Je prétexte une microbophobie doublée d’une crise d’hypocondrie sévère pour garder en toute circonstance cet accoutrement, et, en ces temps de pandémie, l’argument est plutôt bien reçu, on me laisse tranquille. Alors, incognito, je peux aller partout, m’intéresser à tout, parler de tout à tous, être écouté sans préjugés, sans soupçon d’être un agent de l’ennemi, sans crainte de voir mon propos interprété, voire rejeté avant même qu’il soit entendu pour la seule raison d’être qui je suis…
Masqué, comme Zorro, je suis libre. Je suis femme dans une réunion de femmes, black dans une réunion de blacks, jeune dans une réunion de jeunes, vieux dans une réunion de vieux...
Je parle, je me tais, j’écoute, je discute, j’argumente. Je défends la cause des femmes, la cause des blacks, la cause des jeunes, la cause des vieux. Pourquoi je défends ces causes? Parce que j’aime les défendre, et j’aime les défendre parce que, comme Zorro, je n’aime pas l’injustice.

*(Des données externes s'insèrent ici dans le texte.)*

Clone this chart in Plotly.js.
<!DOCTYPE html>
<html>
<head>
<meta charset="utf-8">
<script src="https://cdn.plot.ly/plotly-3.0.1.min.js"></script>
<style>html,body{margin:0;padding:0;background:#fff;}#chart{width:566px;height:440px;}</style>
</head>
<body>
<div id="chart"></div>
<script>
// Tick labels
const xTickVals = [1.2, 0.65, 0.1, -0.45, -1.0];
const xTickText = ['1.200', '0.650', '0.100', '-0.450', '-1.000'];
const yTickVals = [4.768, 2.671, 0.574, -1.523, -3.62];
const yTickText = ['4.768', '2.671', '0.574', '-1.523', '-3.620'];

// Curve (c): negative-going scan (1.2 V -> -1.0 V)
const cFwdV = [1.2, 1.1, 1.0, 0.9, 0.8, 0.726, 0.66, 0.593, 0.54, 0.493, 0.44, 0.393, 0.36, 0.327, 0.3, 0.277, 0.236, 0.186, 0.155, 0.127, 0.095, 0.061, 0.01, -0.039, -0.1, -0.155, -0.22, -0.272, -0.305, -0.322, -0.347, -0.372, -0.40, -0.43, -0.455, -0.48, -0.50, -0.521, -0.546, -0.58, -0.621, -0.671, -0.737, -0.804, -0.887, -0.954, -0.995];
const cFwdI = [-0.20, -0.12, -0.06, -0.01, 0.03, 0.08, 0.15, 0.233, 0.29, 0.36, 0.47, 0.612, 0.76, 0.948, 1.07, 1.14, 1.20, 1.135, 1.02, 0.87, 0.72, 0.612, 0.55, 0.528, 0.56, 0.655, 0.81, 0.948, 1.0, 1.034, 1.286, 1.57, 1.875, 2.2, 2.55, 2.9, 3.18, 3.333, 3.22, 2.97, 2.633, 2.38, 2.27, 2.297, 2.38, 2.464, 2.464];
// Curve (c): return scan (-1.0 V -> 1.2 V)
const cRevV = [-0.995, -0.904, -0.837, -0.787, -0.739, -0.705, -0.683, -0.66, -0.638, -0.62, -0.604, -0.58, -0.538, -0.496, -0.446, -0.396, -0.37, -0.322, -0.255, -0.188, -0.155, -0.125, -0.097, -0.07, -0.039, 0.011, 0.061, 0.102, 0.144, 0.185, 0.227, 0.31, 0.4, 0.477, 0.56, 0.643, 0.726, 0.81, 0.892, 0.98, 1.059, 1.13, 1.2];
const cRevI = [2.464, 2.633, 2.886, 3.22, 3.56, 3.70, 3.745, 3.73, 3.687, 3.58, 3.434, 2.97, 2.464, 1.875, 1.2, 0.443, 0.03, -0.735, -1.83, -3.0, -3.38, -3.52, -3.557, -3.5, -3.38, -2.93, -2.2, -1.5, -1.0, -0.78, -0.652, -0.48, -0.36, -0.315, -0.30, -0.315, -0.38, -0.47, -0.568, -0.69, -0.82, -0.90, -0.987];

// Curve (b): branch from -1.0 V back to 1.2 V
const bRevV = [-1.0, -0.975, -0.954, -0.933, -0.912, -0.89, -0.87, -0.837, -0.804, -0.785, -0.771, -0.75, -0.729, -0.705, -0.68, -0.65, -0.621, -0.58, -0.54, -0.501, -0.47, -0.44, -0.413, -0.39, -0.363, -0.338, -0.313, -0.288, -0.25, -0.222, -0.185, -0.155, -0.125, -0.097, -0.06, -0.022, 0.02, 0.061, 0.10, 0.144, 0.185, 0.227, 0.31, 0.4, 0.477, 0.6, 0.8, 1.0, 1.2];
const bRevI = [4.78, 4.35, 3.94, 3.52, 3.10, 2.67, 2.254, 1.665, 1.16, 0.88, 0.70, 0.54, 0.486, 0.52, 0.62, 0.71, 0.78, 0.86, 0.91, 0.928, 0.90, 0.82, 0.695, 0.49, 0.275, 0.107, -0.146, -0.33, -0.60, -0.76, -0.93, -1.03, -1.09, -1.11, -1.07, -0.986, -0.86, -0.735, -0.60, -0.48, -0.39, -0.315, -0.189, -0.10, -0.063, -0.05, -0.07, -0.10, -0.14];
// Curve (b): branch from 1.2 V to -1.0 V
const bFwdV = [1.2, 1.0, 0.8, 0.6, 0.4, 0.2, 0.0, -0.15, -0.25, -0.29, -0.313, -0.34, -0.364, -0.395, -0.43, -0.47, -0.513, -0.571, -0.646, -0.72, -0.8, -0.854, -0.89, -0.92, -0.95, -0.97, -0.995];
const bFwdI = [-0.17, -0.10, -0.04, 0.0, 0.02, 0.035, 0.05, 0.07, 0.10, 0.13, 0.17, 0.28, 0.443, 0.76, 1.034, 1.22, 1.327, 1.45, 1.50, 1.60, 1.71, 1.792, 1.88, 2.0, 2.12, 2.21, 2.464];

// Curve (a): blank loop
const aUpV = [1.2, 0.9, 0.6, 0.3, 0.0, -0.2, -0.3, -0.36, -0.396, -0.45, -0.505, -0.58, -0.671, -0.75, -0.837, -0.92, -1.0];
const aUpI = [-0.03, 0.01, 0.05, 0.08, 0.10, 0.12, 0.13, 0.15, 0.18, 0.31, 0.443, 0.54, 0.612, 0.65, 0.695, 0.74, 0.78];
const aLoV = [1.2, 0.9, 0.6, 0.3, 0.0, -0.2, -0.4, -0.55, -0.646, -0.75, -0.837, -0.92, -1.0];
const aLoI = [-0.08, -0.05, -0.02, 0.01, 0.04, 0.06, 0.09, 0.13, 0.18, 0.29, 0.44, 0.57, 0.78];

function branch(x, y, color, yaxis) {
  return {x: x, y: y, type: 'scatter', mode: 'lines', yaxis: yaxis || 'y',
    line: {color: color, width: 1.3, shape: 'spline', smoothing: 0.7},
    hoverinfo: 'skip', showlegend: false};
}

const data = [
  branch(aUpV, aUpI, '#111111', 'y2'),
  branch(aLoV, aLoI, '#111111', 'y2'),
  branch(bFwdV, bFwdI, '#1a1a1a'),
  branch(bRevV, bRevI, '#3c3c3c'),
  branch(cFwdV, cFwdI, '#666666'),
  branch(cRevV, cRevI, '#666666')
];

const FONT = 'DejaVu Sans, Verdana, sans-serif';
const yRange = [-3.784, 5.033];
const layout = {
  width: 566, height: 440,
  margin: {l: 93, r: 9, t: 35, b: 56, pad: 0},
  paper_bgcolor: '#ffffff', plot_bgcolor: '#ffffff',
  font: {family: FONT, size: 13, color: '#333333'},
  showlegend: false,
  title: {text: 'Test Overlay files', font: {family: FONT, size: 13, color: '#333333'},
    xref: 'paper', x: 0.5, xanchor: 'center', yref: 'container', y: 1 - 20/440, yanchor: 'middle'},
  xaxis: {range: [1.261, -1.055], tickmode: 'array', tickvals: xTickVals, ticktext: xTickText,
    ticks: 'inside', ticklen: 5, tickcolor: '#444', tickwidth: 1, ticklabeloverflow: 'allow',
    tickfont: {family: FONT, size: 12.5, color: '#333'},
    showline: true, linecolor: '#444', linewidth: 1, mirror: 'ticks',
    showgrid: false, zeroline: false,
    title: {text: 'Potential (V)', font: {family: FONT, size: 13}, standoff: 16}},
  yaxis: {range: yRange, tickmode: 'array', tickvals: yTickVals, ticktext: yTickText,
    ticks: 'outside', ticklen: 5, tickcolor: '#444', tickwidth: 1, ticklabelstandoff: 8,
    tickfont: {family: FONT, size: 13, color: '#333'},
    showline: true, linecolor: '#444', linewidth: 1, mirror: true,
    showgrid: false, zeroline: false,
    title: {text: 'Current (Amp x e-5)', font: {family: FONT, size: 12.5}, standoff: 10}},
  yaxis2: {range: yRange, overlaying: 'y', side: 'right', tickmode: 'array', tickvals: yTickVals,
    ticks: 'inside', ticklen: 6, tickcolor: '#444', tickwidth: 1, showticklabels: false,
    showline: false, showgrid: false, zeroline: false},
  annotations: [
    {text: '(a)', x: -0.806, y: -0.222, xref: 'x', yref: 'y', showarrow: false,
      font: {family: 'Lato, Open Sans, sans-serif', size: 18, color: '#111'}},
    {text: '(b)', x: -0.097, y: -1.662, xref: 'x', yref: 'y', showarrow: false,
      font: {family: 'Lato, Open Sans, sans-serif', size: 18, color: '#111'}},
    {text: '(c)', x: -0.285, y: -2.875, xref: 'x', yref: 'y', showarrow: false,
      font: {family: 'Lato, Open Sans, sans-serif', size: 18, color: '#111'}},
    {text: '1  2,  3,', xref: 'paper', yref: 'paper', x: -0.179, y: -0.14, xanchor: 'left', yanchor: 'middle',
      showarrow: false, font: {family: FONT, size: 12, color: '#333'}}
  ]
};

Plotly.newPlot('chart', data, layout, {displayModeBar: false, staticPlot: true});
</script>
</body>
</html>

Quand je prends la parole, on écoute ce que je dis, on me juge pour ce que je dis et non pour qui je suis. Parfois même j’ai entendu, parlant de moi, au moins lui/elle, il/elle sait de quoi il/elle parle, il/elle est bien comme nous!
Et qui pourrait en effet dire, en me voyant masqué, à part un complotiste anti-masque, faites attention, lui, il n’est pas nous? Il faut l’empêcher de parler!

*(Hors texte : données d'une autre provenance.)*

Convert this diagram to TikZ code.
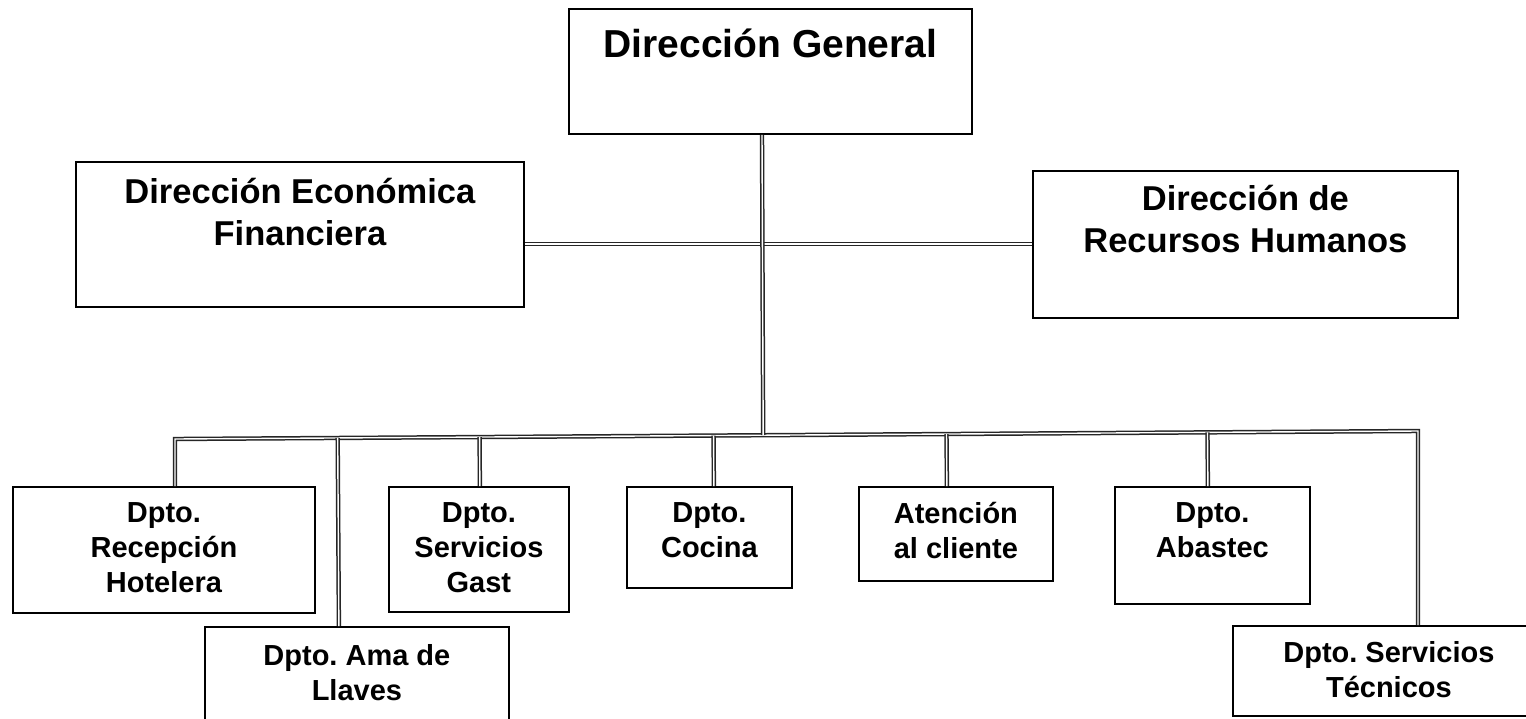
\documentclass[tikz,border=0pt]{standalone}
\usepackage{fontspec}
\setmainfont{Liberation Sans}
\usetikzlibrary{calc}
\frenchspacing

\tikzset{
  unit/.style={draw, line width=1.8pt, anchor=north west, inner sep=0pt},
  rama/.style={draw=black!85, double=white, line width=1.5pt, double distance=1.4pt},
  tbig/.style={font=\fontsize{39}{46}\selectfont\bfseries, align=center, inner sep=0pt, anchor=north},
  tmid/.style={font=\fontsize{34.5}{42}\selectfont\bfseries, align=center, inner sep=0pt, anchor=north},
  tsmall/.style={font=\fontsize{29}{35}\selectfont\bfseries, align=center, inner sep=0pt, anchor=north},
}

\begin{document}
\begin{tikzpicture}[x=1pt,y=-1pt]
  % Page frame
  \path[use as bounding box, fill=white] (0,0) rectangle (1526,718);
  % Top level
  \node[unit, minimum width=403pt, minimum height=125pt,
    label={[tbig, yshift=-20.5pt]north:Dirección General}] (dg) at (568,8) {};
  % Second level
  \node[unit, minimum width=448pt, minimum height=145pt,
    label={[tmid, yshift=-17pt]north:{Dirección Económica\\Financiera}}] (def) at (75,161) {};
  \node[unit, minimum width=425pt, minimum height=147pt,
    label={[tmid, yshift=-15pt]north:{Dirección de\\Recursos Humanos}}] (drh) at (1032,170) {};
  % Departments
  \node[unit, minimum width=302pt, minimum height=126pt,
    label={[tsmall, yshift=-16pt]north:{Dpto.\\Recepción\\Hotelera}}] (rec) at (12,486) {};
  \node[unit, minimum width=304pt, minimum height=110pt,
    label={[tsmall, yshift=-18pt]north:{Dpto. Ama de\\Llaves}}] (ama) at (204,626) {};
  \node[unit, minimum width=180pt, minimum height=125pt,
    label={[tsmall, yshift=-16pt]north:{Dpto.\\Servicios\\Gast}}] (gast) at (388,486) {};
  \node[unit, minimum width=165pt, minimum height=101pt,
    label={[tsmall, yshift=-16pt]north:{Dpto.\\Cocina}}] (coc) at (626,486) {};
  \node[unit, minimum width=194pt, minimum height=94pt,
    label={[tsmall, yshift=-16pt]north:{Atención\\al cliente}}] (ate) at (858,486) {};
  \node[unit, minimum width=195pt, minimum height=117pt,
    label={[tsmall, yshift=-16pt]north:{Dpto.\\Abastec}}] (aba) at (1114,486) {};
  \node[unit, minimum width=312pt, minimum height=90pt,
    label={[tsmall, yshift=-16pt]north:{Dpto. Servicios\\Técnicos}}] (tec) at (1232,625) {};
  % Trunk and branches
  \coordinate (hub) at (762,244);
  \coordinate (busL) at (175,439);
  \coordinate (busR) at (1418,431);
  \draw[rama] (def.east |- hub) -- (drh.west |- hub);
  \draw[rama] (rec.north -| busL) -- (busL) -- (busR) -- (tec.north -| busR);
  \draw[rama] (dg.south -| hub) -- ($(busL)!(hub)!(busR)$);
  % Drops to the departments
  \draw[rama] ($(busL)!([xshift=-18pt]ama.north)!(busR)$) -- ([xshift=-18pt]ama.north);
  \draw[rama] ($(busL)!([xshift=1pt]gast.north)!(busR)$) -- ([xshift=1pt]gast.north);
  \draw[rama] ($(busL)!([xshift=4.5pt]coc.north)!(busR)$) -- ([xshift=4.5pt]coc.north);
  \draw[rama] ($(busL)!([xshift=-9pt]ate.north)!(busR)$) -- ([xshift=-9pt]ate.north);
  \draw[rama] ($(busL)!([xshift=-4.5pt]aba.north)!(busR)$) -- ([xshift=-4.5pt]aba.north);
\end{tikzpicture}
\end{document}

Mais, le soir, quand j’ôte ma casquette, que j’enlève lunettes et masque, que je me regarde dans le miroir, c’est la déprime…. Je me dis, avec la gueule que t’as, mon pauvre ami, quand la pandémie sera finie, que les gestes barrière vont tomber, qu’il faudra retirer le masque, à part ta seule et propre cause, une cause perdue, quelle cause tu pourras bien défendre? Avec la gueule que t’as, qui voudra encore te parler? Qui voudra encore t’écouter? Qui voudra encore de toi?
Le confinement sera terminé, mais Zoro restera chez lui.